Nicht selten wird der Sachverständige bereits bei der telefonischen Kontaktaufnahme beschimpft oder aufgrund seiner im Internet kritisierten Fachkompetenz herabgewürdigt. Es wird bereits angekündigt, sollte das Gutachten nicht zu einem entsprechenden Ergebnis kommen, dass bereits Gegengutachter engagiert seien.

Beleidigung des Sachverständigen findet am ehesten im Einzelgespräch statt, wenn also keine Zeugen zugegen sind.

Wird ein Sachverständiger von einem Beteiligten bei der Begutachtung beleidigt, kann der Sachverständige dies dem Gericht mitteilen, was oftmals wenig Konsequenzen hat, wenn der Richter es dem Sachverständigen überlässt, dieses Verhalten im Rahmen seiner Begutachtung zu bewerten. Im extremen Falle könnte sich der Sachverständige mit einer zivilrechtlichen Klage auf Widerruf, Unterlassung, Strafanzeige oder mithilfe des Gewaltschutzgesetzes zur Wehr setzen.[19] Inwieweit der Sachverständige sich tatsächlich mit diesen Maßnahmen wehren kann, ist jedoch ungeklärt. Er wäre dann zur Offenbarung gezwungen, dass er im konkreten Fall eine Begutachtung durchgeführt hat, eine Aussage, die bereits der Schweigepflicht unterliegt. Die mit einer Anzeige verbundene Verletzung der Schweigepflicht eröffnet dann wiederum ein Tor für weitere Angriffe gegenüber dem Sachverständigen.

Der Sachverständige kann auch nicht die Begutachtung abbrechen. Diese Entscheidung, genauso, ob Besorgnis der Befangenheit beim Sachverständigen vorliegt, obliegt dem Gericht. Zudem wird vom Sachverständigen erwartet, dass er mit querulatorischen Persönlichkeiten angemessen umgehen kann.

Der Sachverständige hat zudem immer zu bedenken, dass eine Mitteilung gegenüber dem Gericht oder gar eine Anzeige oder Beschwerde gegenüber einem von der Begutachtung Betroffenen in einem laufenden Verfahren den familiären Konflikt verschärft. Daher wird ein solches Verhalten oftmals als überzogene Reaktion des Sachverständigen gewertet. Der Sachverständige wird daher fast immer von einem solchen Vorgehen Abstand nehmen.

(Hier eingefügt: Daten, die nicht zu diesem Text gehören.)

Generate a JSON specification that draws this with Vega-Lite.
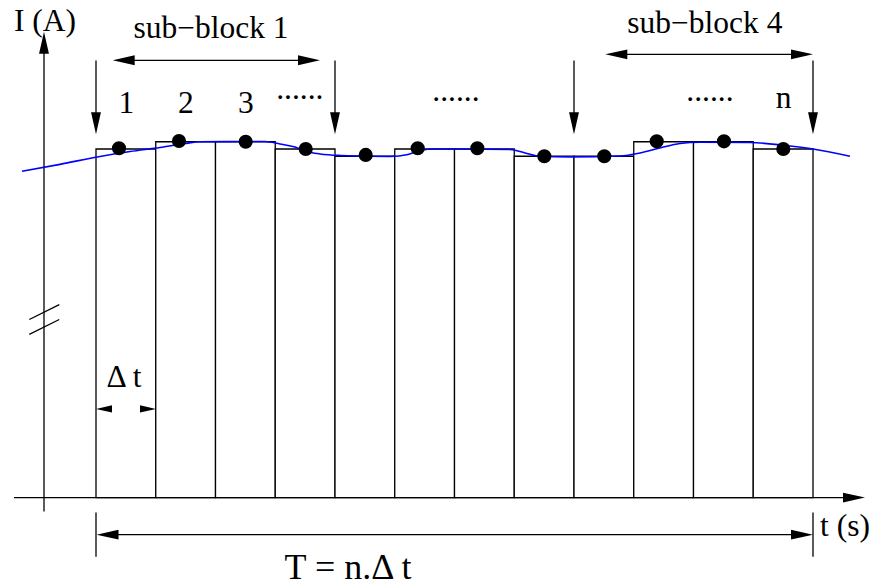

[19] Erfreulich sind die Beschlüsse des Bundesverfassungsgerichts zur Klarstellung verfassungsrechtlicher Maßgaben für strafrechtliche Verurteilungen wegen ehrbeeinträchtigender Äußerungen, Beschlüsse vom 19.5.2020 – 1 BvR 2459/19, 1 BvR 2397/19, 1 BvR 1094/19 und 1 BvR 362/18.